Aan de Voorzitter van de Tweede Kamer der Staten-Generaal
Den Haag, 29 februari 2016
Begin 2013 onderzocht de commissie-De Veer hoe het overleg tussen de centrales van
overheidspersoneel en Defensie kon worden hersteld, nadat de centrales het overleg
eind 2012 opschortten. Zoals ik meldde in mijn brief van 22 oktober 2015 (Kamerstuk
34 300 X, nr. 15) heb ik de uitwerking van het rapport van de commissie-De Veer (Kamerstuk 33 400 X, nr. 74) laten evalueren door een commissie onder leiding van luitenant-generaal der mariniers
b.d. Van Ede. In de bijlage treft u het verslag van de commissie aan, waarvoor ik
de leden zeer erkentelijk ben1.
De commissie heeft onderzocht in hoeverre Defensie erin is geslaagd het overleg met
de centrales weer vlot te trekken, het mandaat van de Hoofddirecteur Personeel te
garanderen, de Hoofddirectie Personeel kwantitatief en kwalitatief te versterken,
en het personeelsbeleid doeltreffend en doelmatig vorm te geven. De commissie constateert
dat er concrete vooruitgang is geboekt. Er is weer sprake van open en reëel overleg,
het mandaat van de Hoofddirecteur Personeel staat niet langer ter discussie, kennis
en deskundigheid bij de Hoofddirectie zijn gewaarborgd en het personeelsbeleid heeft
zich positief ontwikkeld.
De commissie heeft mij ook gewezen op enige aandachtspunten. De bijbehorende aanbevelingen
bieden concrete aanknopingspunten voor verdere verbeteringen. Zo zullen de centrales
minimaal een keer per jaar worden geïnformeerd over de langetermijnvisie van Defensie
door de Hoofddirecteur Beleid. Voorts wordt de slagvaardigheid in het personele functiegebied
verder versterkt, onder meer door een nauwere verbinding van de Hoofddirectie Personeel
met de Divisie Personeel en Organisatie Defensie.

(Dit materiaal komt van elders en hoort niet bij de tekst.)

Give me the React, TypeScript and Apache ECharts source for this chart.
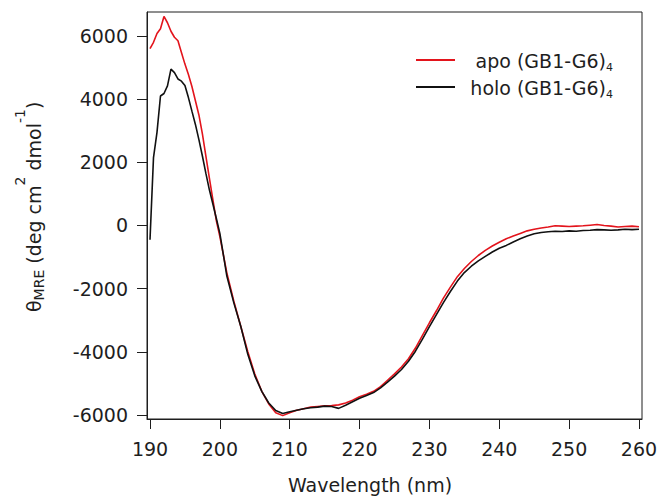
import { useEffect, useRef } from 'react';
import * as echarts from 'echarts';

// Wavelength grid (nm): half-nm steps through the far-UV peak, then 1 nm steps
const wavelengths = [
  190, 190.5, 191, 191.5, 192, 192.5, 193, 193.5, 194, 194.5,
  195, 195.5, 196, 196.5, 197, 197.5, 198, 198.5, 199, 199.5, 200,
  201, 202, 203, 204, 205, 206, 207, 208, 209, 210,
  211, 212, 213, 214, 215, 216, 217, 218, 219, 220,
  221, 222, 223, 224, 225, 226, 227, 228, 229, 230,
  231, 232, 233, 234, 235, 236, 237, 238, 239, 240,
  241, 242, 243, 244, 245, 246, 247, 248, 249, 250,
  251, 252, 253, 254, 255, 256, 257, 258, 259, 260,
];

// Mean residue ellipticity, apo (GB1-G6)4
const apoValues = [
  5600, 5800, 6080, 6230, 6620, 6420, 6150, 5960, 5850, 5480,
  5110, 4780, 4400, 3950, 3500, 2900, 2200, 1500, 820, 150, -350,
  -1500, -2400, -3200, -4000, -4700, -5250, -5650, -5930, -6020, -5930,
  -5850, -5800, -5750, -5730, -5710, -5700, -5680, -5620, -5530, -5420,
  -5340, -5250, -5100, -4900, -4700, -4480, -4220, -3880, -3480, -3080,
  -2700, -2300, -1950, -1620, -1360, -1140, -950, -790, -650, -530,
  -420, -330, -250, -170, -120, -80, -50, -10, -20, -30,
  -20, -10, 10, 30, 0, -20, -50, -30, -20, -40,
];

// Mean residue ellipticity, holo (GB1-G6)4
const holoValues = [
  -450, 2150, 2950, 4100, 4180, 4420, 4950, 4840, 4640, 4570,
  4430, 4050, 3620, 3200, 2720, 2200, 1650, 1130, 680, 220, -250,
  -1600, -2450, -3200, -4080, -4760, -5250, -5620, -5860, -5950, -5900,
  -5850, -5800, -5770, -5750, -5720, -5730, -5790, -5690, -5580, -5470,
  -5380, -5290, -5140, -4960, -4770, -4560, -4300, -3980, -3600, -3200,
  -2820, -2440, -2090, -1760, -1490, -1290, -1120, -980, -840, -720,
  -630, -520, -420, -330, -260, -220, -200, -180, -190, -170,
  -180, -160, -150, -130, -140, -150, -140, -120, -130, -120,
];

const xTicks = [190, 200, 210, 220, 230, 240, 250, 260];
const yTicks = [-6000, -4000, -2000, 0, 2000, 4000, 6000];

const FONT = '"DejaVu Sans", sans-serif';
const INK = '#1e1e1e';
const RED = '#e3141c';
const BLACK = '#111111';

export default function App() {
  const ref = useRef<HTMLDivElement>(null);

  useEffect(() => {
    const el = ref.current;
    if (!el) return;
    const chart = echarts.init(el, null, { renderer: 'svg' });

    // measure text runs so the rotated axis title can be laid out piece by piece
    const ctx = document.createElement('canvas').getContext('2d');
    const measure = (t: string, size: number) => {
      if (!ctx) return t.length * size * 0.6;
      ctx.font = `${size}px "DejaVu Sans"`;
      return ctx.measureText(t).width;
    };

    const titleRuns = [
      { t: 'θ', s: 19, dy: 0 },
      { t: 'MRE', s: 14, dy: 5 },
      { t: ' (deg cm', s: 19, dy: 0 },
      { t: '2', s: 14, dy: -14 },
      { t: ' dmol', s: 19, dy: 0 },
      { t: '-1', s: 14, dy: -14 },
      { t: ')', s: 19, dy: 0 },
    ];
    let cursor = 0;
    const titleChildren = titleRuns.map((r) => {
      const node = {
        type: 'text',
        x: cursor,
        y: r.dy,
        style: {
          text: r.t,
          font: `${r.s}px ${FONT}`,
          fill: INK,
          align: 'left',
          verticalAlign: 'middle',
        },
      };
      cursor += measure(r.t, r.s);
      return node;
    });

    const axisText = { fontSize: 19, fontFamily: FONT, color: INK };

    chart.setOption({
      animation: false,
      backgroundColor: '#ffffff',
      grid: {
        left: 147,
        top: 12,
        width: 495,
        height: 407,
        show: true,
        borderColor: INK,
        borderWidth: 1,
        backgroundColor: 'transparent',
        containLabel: false,
        outerBoundsMode: 'none',
      },
      xAxis: {
        type: 'value',
        min: 189.57,
        max: 260.43,
        axisLine: { show: true, onZero: false, lineStyle: { color: INK, width: 1 } },
        axisTick: { show: true, length: 10, customValues: xTicks, lineStyle: { color: INK, width: 1 } },
        axisLabel: {
          ...axisText,
          margin: 20,
          customValues: xTicks,
          formatter: (v: number) => String(v),
        },
        splitLine: { show: false },
      },
      yAxis: {
        type: 'value',
        min: -6127,
        max: 6760,
        axisLine: { show: true, onZero: false, lineStyle: { color: INK, width: 1 } },
        axisTick: { show: true, length: 10, customValues: yTicks, lineStyle: { color: INK, width: 1 } },
        axisLabel: {
          ...axisText,
          margin: 19,
          customValues: yTicks,
          formatter: (v: number) => String(v),
        },
        splitLine: { show: false },
      },
      series: [
        {
          name: 'apo',
          type: 'line',
          showSymbol: false,
          data: wavelengths.map((w, i) => [w, apoValues[i]]),
          lineStyle: { color: RED, width: 1.6 },
          itemStyle: { color: RED },
          z: 2,
        },
        {
          name: 'holo',
          type: 'line',
          showSymbol: false,
          data: wavelengths.map((w, i) => [w, holoValues[i]]),
          lineStyle: { color: BLACK, width: 1.6 },
          itemStyle: { color: BLACK },
          z: 3,
        },
      ],
      graphic: [
        // legend
        { type: 'line', shape: { x1: 416, y1: 60, x2: 455, y2: 60 }, style: { stroke: RED, lineWidth: 2 } },
        {
          type: 'text', x: 606, y: 61,
          style: { text: 'apo (GB1-G6)', font: `19px ${FONT}`, fill: INK, align: 'right', verticalAlign: 'middle' },
        },
        {
          type: 'text', x: 606, y: 67,
          style: { text: '4', font: `11px ${FONT}`, fill: INK, align: 'left', verticalAlign: 'middle' },
        },
        { type: 'line', shape: { x1: 416, y1: 87, x2: 455, y2: 87 }, style: { stroke: BLACK, lineWidth: 2 } },
        {
          type: 'text', x: 606, y: 88,
          style: { text: 'holo (GB1-G6)', font: `19px ${FONT}`, fill: INK, align: 'right', verticalAlign: 'middle' },
        },
        {
          type: 'text', x: 606, y: 94,
          style: { text: '4', font: `11px ${FONT}`, fill: INK, align: 'left', verticalAlign: 'middle' },
        },
        // x axis title
        {
          type: 'text', x: 370, y: 485,
          style: { text: 'Wavelength (nm)', font: `19px ${FONT}`, fill: INK, align: 'center', verticalAlign: 'middle' },
        },
        // y axis title, rotated to read bottom-to-top
        {
          type: 'group',
          x: 34,
          y: 312,
          rotation: Math.PI / 2,
          children: titleChildren,
        },
      ],
    });

    return () => chart.dispose();
  }, []);

  return (
    <div
      ref={ref}
      style={{ position: 'fixed', left: 0, top: 0, width: 659, height: 500, background: '#fff' }}
    />
  );
}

De functionele sturing van het personele functiegebied door de Hoofddirecteur Personeel
wordt versterkt. Als werkgever, ten slotte, zal Defensie de informatievoorziening
aan het personeel over rechtspositionele ontwikkelingen verbeteren. Die kan en moet
proactiever.
Zowel het verslag van de commissie als de getroffen en voorgenomen maatregelen zullen
nader worden besproken met de centrales van overheidspersoneel.